Partial Redraw Problems
Todd Cope

I have my framework set up to use tranformations and al_set_clipping_rectangle() to create views which can be drawn into. My framework sets up a default view which translates and clips things such that the "virtual display" is centered and black bars appear around the edges to maintain the aspect ratio.

This has been working nicely for me for a long time, but I was doing some testing on Ubuntu 13 and noticed that when using full screen mode, there tended to be some graphical artifacts left in buffer.

For instance, when the program starts, some of the graphics on the desktop remain in the buffer and show up in my program's window. It seems that Ubuntu is doing some transitional animation which affects the buffers even while my program is using the buffers, thus I end up with some of the desktop graphics being rendered onto the buffer and displayed in my program.

As a workaround, I had the entire screen cleared each frame before I set up my view transformation and clipping during the intro screen. This worked well, but then I tried Alt+Tabbing away and back to my program. The artifacts were back.

I changed the framework so that it would automatically clear the entire buffer for a couple of frames when the program regains focus. This wasn't enough to eliminate the issue since I can't figure out exactly when Ubuntu is going to decide to put stuff in the buffer.

Thinking about it now, I am wondering if it is ever safe to assume the buffers aren't going to be modified from outside my program. I had always assumed that only things I do within my program can affect the buffers that my program is using. I have never had issues on other platforms.

Does anybody have any thoughts on how I should deal with this? I am wondering if I might be able to use ALLEGRO_EVENT_DISPLAY_EXPOSE to determine when I should be clearing the entire buffer. I hate to waste resources redrawing black pixels over and over unnecessarily.

Trent Gamblin

What video card and driver? It really shouldn't do that.

Todd Cope

It's a netbook with an Intel Atom N570 running whatever driver comes with Ubuntu 13.04.

Thomas Fjellstrom

IF anything is modifying your buffers, its a bug. A good driver and/or compositor only reads from your buffers, not writes to them.

Trent Gamblin

It's probably the Gallium driver which is pretty buggy. But there's not much else for most Intel chips.

Thomas Fjellstrom

Oh, is that the GMA500 hardware again? Most intel GPUs are supported by the intel-gfx i915 driver. The GMA500 is about the only "intel" gpu that isn't supported by the i915 driver, as its based on a powervr gpu.

Todd Cope

A driver bug? I guess it might be similar to the Unity bugs that were in the initial 13.04 release. There were artifacts in certain parts of the UI similar to what I'm experiencing.

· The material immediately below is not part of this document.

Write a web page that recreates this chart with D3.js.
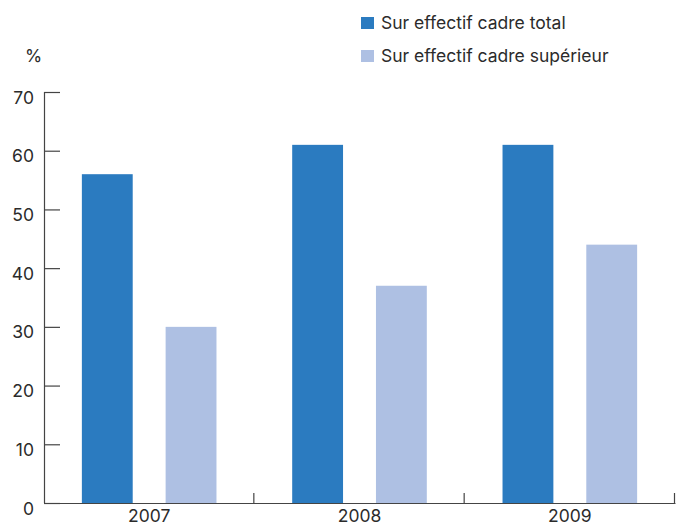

If that's the case, I'll just have a config file setting to work around the issue for those that are experiencing it.

Thomas Fjellstrom

It's that or ubuntu's unity bull crap.

Trent Gamblin

I don't know if it's GMA500, but all Intel goes through Gallium now AFAIK.

Yeah, maybe try a different WM, one that doesn't do compositing and see if that works around the issue.

Thomas Fjellstrom

but all Intel goes through Gallium now AFAIK.

As far as I know, that is not the case on debian.

Some research says the official drivers are plain old Mesa+DRI/DRM drivers, while there is an unofficial incomplete third party Gallium driver for the Sandy Bridge and Ivy Bridge HD series gpus.

And as of April it was marked as a toy driver. Any distro using it by default would have to be stupid.

Todd Cope

Thanks for the info, guys. I have implemented a workaround to deal with this issue.